Every entry must be repeated exactly. Exclude all pictures.

=======

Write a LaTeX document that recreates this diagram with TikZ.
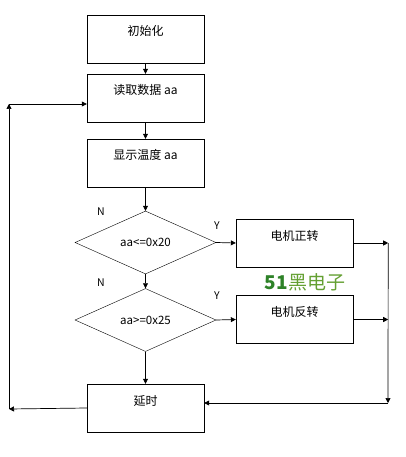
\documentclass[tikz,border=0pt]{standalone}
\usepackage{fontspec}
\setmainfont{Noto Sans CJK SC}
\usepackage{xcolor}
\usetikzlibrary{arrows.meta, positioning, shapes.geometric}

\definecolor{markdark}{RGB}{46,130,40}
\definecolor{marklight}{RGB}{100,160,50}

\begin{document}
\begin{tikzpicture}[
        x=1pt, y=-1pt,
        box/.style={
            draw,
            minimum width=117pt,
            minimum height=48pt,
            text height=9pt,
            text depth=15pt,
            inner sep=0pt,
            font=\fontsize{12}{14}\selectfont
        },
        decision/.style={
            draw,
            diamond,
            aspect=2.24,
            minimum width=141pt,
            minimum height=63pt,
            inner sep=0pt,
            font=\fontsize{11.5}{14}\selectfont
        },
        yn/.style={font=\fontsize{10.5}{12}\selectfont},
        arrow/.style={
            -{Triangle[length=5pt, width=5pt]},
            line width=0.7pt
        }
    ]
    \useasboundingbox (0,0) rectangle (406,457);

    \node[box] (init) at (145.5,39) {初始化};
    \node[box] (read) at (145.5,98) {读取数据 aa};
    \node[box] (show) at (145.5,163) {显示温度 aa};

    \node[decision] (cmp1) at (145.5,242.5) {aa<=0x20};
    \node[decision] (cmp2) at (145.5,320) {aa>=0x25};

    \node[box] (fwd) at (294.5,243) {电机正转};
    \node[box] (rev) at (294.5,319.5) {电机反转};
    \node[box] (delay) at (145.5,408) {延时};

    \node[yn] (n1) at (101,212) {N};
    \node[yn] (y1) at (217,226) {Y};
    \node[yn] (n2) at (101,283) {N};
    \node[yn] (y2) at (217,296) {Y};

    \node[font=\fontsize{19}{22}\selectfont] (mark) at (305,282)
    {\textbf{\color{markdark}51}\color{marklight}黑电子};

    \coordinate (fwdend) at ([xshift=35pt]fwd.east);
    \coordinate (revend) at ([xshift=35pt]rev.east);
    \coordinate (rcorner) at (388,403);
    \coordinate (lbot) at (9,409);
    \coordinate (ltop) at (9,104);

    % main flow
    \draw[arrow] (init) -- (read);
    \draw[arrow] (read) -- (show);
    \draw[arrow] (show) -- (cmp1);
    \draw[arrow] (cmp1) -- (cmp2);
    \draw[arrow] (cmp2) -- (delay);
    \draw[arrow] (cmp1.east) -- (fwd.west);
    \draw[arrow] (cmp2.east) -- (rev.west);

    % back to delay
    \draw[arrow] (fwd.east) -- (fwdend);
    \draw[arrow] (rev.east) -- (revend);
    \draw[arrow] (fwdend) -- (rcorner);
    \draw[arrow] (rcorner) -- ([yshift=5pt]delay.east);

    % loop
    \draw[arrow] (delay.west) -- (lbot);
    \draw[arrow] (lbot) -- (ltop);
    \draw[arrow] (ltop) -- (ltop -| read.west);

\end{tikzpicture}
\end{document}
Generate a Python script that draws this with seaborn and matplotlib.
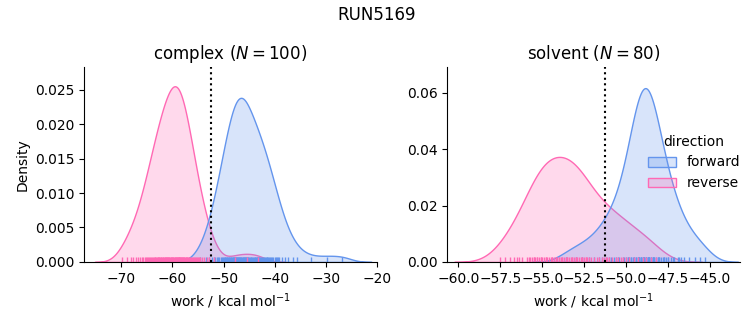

=======

ANSWER FOR THE TASK =>
Write a LaTeX document that recreates this diagram with TikZ.
\documentclass[tikz,border=0pt]{standalone}
\usepackage{fontspec}
\setmainfont{Noto Sans CJK SC}
\usepackage{xcolor}
\usetikzlibrary{arrows.meta, positioning, shapes.geometric}

\definecolor{markdark}{RGB}{46,130,40}
\definecolor{marklight}{RGB}{100,160,50}

\begin{document}
\begin{tikzpicture}[
        x=1pt, y=-1pt,
        box/.style={
            draw,
            minimum width=117pt,
            minimum height=48pt,
            text height=9pt,
            text depth=15pt,
            inner sep=0pt,
            font=\fontsize{12}{14}\selectfont
        },
        decision/.style={
            draw,
            diamond,
            aspect=2.24,
            minimum width=141pt,
            minimum height=63pt,
            inner sep=0pt,
            font=\fontsize{11.5}{14}\selectfont
        },
        yn/.style={font=\fontsize{10.5}{12}\selectfont},
        arrow/.style={
            -{Triangle[length=5pt, width=5pt]},
            line width=0.7pt
        }
    ]
    \useasboundingbox (0,0) rectangle (406,457);

    \node[box] (init) at (145.5,39) {初始化};
    \node[box] (read) at (145.5,98) {读取数据 aa};
    \node[box] (show) at (145.5,163) {显示温度 aa};

    \node[decision] (cmp1) at (145.5,242.5) {aa<=0x20};
    \node[decision] (cmp2) at (145.5,320) {aa>=0x25};

    \node[box] (fwd) at (294.5,243) {电机正转};
    \node[box] (rev) at (294.5,319.5) {电机反转};
    \node[box] (delay) at (145.5,408) {延时};

    \node[yn] (n1) at (101,212) {N};
    \node[yn] (y1) at (217,226) {Y};
    \node[yn] (n2) at (101,283) {N};
    \node[yn] (y2) at (217,296) {Y};

    \node[font=\fontsize{19}{22}\selectfont] (mark) at (305,282)
    {\textbf{\color{markdark}51}\color{marklight}黑电子};

    \coordinate (fwdend) at ([xshift=35pt]fwd.east);
    \coordinate (revend) at ([xshift=35pt]rev.east);
    \coordinate (rcorner) at (388,403);
    \coordinate (lbot) at (9,409);
    \coordinate (ltop) at (9,104);

    % main flow
    \draw[arrow] (init) -- (read);
    \draw[arrow] (read) -- (show);
    \draw[arrow] (show) -- (cmp1);
    \draw[arrow] (cmp1) -- (cmp2);
    \draw[arrow] (cmp2) -- (delay);
    \draw[arrow] (cmp1.east) -- (fwd.west);
    \draw[arrow] (cmp2.east) -- (rev.west);

    % back to delay
    \draw[arrow] (fwd.east) -- (fwdend);
    \draw[arrow] (rev.east) -- (revend);
    \draw[arrow] (fwdend) -- (rcorner);
    \draw[arrow] (rcorner) -- ([yshift=5pt]delay.east);

    % loop
    \draw[arrow] (delay.west) -- (lbot);
    \draw[arrow] (lbot) -- (ltop);
    \draw[arrow] (ltop) -- (ltop -| read.west);

\end{tikzpicture}
\end{document}
Generate a Python script that draws this with seaborn and matplotlib.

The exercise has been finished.